Amber Hunt, an investigative reporter at the Cincinnati Enquirer, delves into historical cases that had a lasting impact on the legal system in Crimes of the Centuries (Union Square, Jan. 2024), inspired by her podcast of the same name.

It’s always a fine line to figure out what details of a horrific case should be included to avoid sanitizing a story versus what to leave out to avoid sensationalizing one. I try to think about the people who were most involved at the time—especially family members of the victims—and write with them in mind, even if a case is centuries old.

I don’t want to sugarcoat anything, but I also don’t see any point in dwelling on the most disturbing details any longer than necessary to tell the story accurately. I’m routinely asked about an uptick in popularity when it comes to true crime, but the truth is that humans have been fascinated with the evil things we’re capable of doing to each other since we first started swapping stories. What does change over time, though, are the types of crimes we’re fascinated by in a given era.

We seem drawn to tales about the kinds of crimes we feel particularly vulnerable to. That’s why delving into the historical period of a crime makes it that much more fascinating. It isn’t just about the awful thing that was done; it’s also about what was happening in the world at that time to make that awful thing resonate so much.

Mandy Matney’s Murdaugh Murders Podcast follows the Alex Murdaugh case, later the subject of a Netflix docuseries. Matney continues her reporting on the Murdaugh family in Blood on Their Hands (Morrow, Nov.).

Old-school journalism rules say you should never make yourself a part of the story: stay objective; don’t get emotionally invested. But over my four years and counting investigating the Murdaughs, I found those mandates impossible to abide by.

After connecting with the victims at the center of the story, I wanted to do everything in my power to help bring them justice, even if that meant my work-life boundaries disappeared. I truly believe that it took that kind of intense dedication—from myself and so many others—to get to the kind of systemic change we’re now starting to see.

As I write about in Blood on Their Hands, covering crime can be a double-edged sword. On one side, bringing attention to overlooked victims and cases can help reopen investigations and uncover new information that leads to positive change. On the other, media attention can retraumatize victims and become overwhelming and disturbing. Finding the right balance is an ongoing process.

Laurah Norton is the creator and host of The Fall Line, a podcast focused on cold cases in the Southeast. In Lay Them to Rest (Hachette, Oct.), she explores forensic science throughout history and today.

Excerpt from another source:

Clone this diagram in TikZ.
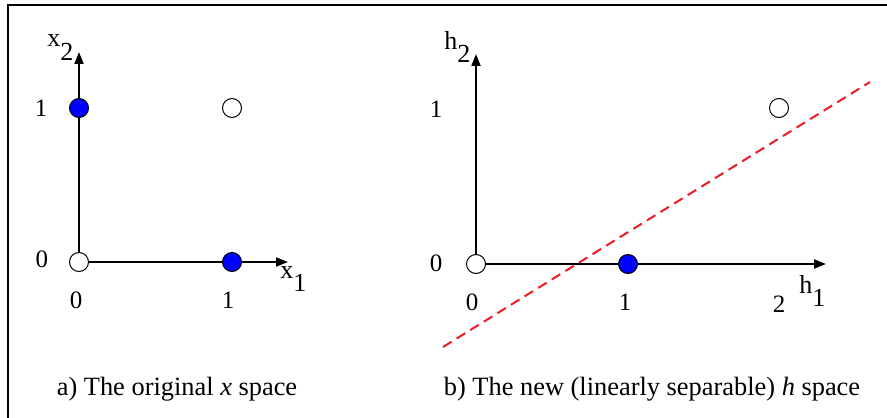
\documentclass[tikz,border=0pt]{standalone}
\usepackage{fontspec}
\setmainfont{Liberation Serif}
\usetikzlibrary{arrows.meta}
\definecolor{ptblue}{RGB}{0,0,255}
\definecolor{sepred}{RGB}{237,28,36}
\tikzset{
  datapt/.style={
    circle, draw=black, fill=#1, line width=0.5pt,
    minimum size=9.5pt, inner sep=0pt
  },
  datapt/.default=white,
  axisline/.style={
    -{Triangle[length=6pt,width=4.5pt]}, line width=1pt
  },
  ticklabel/.style={
    font=\fontsize{12.5}{14}\selectfont, inner sep=0pt
  },
  axislabel/.style={
    font=\fontsize{13}{15}\selectfont, anchor=base west, inner sep=0pt
  },
  capnode/.style={
    font=\fontsize{13.2}{16}\selectfont, anchor=base, inner sep=0pt
  },
  sepline/.style={
    color=sepred, line width=1pt, dash pattern=on 5pt off 3pt
  },
}
\newcommand{\lowsub}[1]{\raisebox{-6.5pt}{#1}}

\begin{document}
\begin{tikzpicture}[x=0.5pt, y=-0.5pt]
  \clip (0,0) rectangle (887,417);
  \draw[line width=0.6pt] (8,5) rectangle (900,430);

  % a) original x space
  \coordinate (ao) at (79,262);
  \coordinate (ax1) at (288,262);
  \coordinate (ax2) at (79,52);
  \draw[axisline] (ao) -- (ax1);
  \draw[axisline] (ao) -- (ax2);
  \node[datapt] (a00) at (ao) {};
  \node[datapt=ptblue] (a01) at (79,108) {};
  \node[datapt=ptblue] (a10) at (232,262) {};
  \node[datapt] (a11) at (232,108) {};

  \node[axislabel] (ax2lab) at (47,47) {x\lowsub{2}};
  \node[axislabel] (ax1lab) at (280,278) {x\lowsub{1}};
  \node[ticklabel] (ay1) at (41,108) {1};
  \node[ticklabel] (ay0) at (42,259) {0};
  \node[ticklabel] (at0) at (76,300) {0};
  \node[ticklabel] (at1) at (228,300) {1};

  % b) new h space
  \coordinate (bo) at (476,264);
  \coordinate (bh1) at (826,264);
  \coordinate (bh2) at (476,54);
  \draw[axisline] (bo) -- (bh1);
  \draw[axisline] (bo) -- (bh2);
  \coordinate (sepa) at (443,347);
  \coordinate (sepb) at (870,82);
  \draw[sepline] (sepa) -- (sepb);
  \node[datapt] (b00) at (bo) {};
  \node[datapt=ptblue] (b10) at (628,264) {};
  \node[datapt] (b21) at (779,108) {};

  \node[axislabel] (bh2lab) at (444,50) {h\lowsub{2}};
  \node[axislabel] (bh1lab) at (799,293) {h\lowsub{1}};
  \node[ticklabel] (by1) at (436,109) {1};
  \node[ticklabel] (by0) at (436,263) {0};
  \node[ticklabel] (bt0) at (472,302) {0};
  \node[ticklabel] (bt1) at (625,302) {1};
  \node[ticklabel] (bt2) at (779,304) {2};

  % Captions
  \node[capnode] (capa) at (177,395) {a) The original \textit{x} space};
  \node[capnode] (capb) at (652,395) {b) The new (linearly separable) \textit{h} space};
\end{tikzpicture}
\end{document}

If we’re covering an unidentified person—a Doe victim—those cases rarely get media attention, because they’re difficult to write about. Generally, younger victims get more coverage; so do white victims and wealthier victims. Women get more coverage than men. Heterosexual victims get more coverage, housed victims get more coverage, the list goes on. There are exceptions, but there’s also a pattern.

The disparity has improved some in recent years—I think social media has had a major impact there, because a story can go viral without mainstream journalism—but families still struggle to get eyes on a case, especially if it’s cold.

It’s vital to build narratives to which listeners and readers can connect, because then they’ll share the story, and a case may be solved. To do that, you concentrate on the human being at the center, not the graphic details of the crime. Readers and listeners are beginning to expect the human element at the forefront.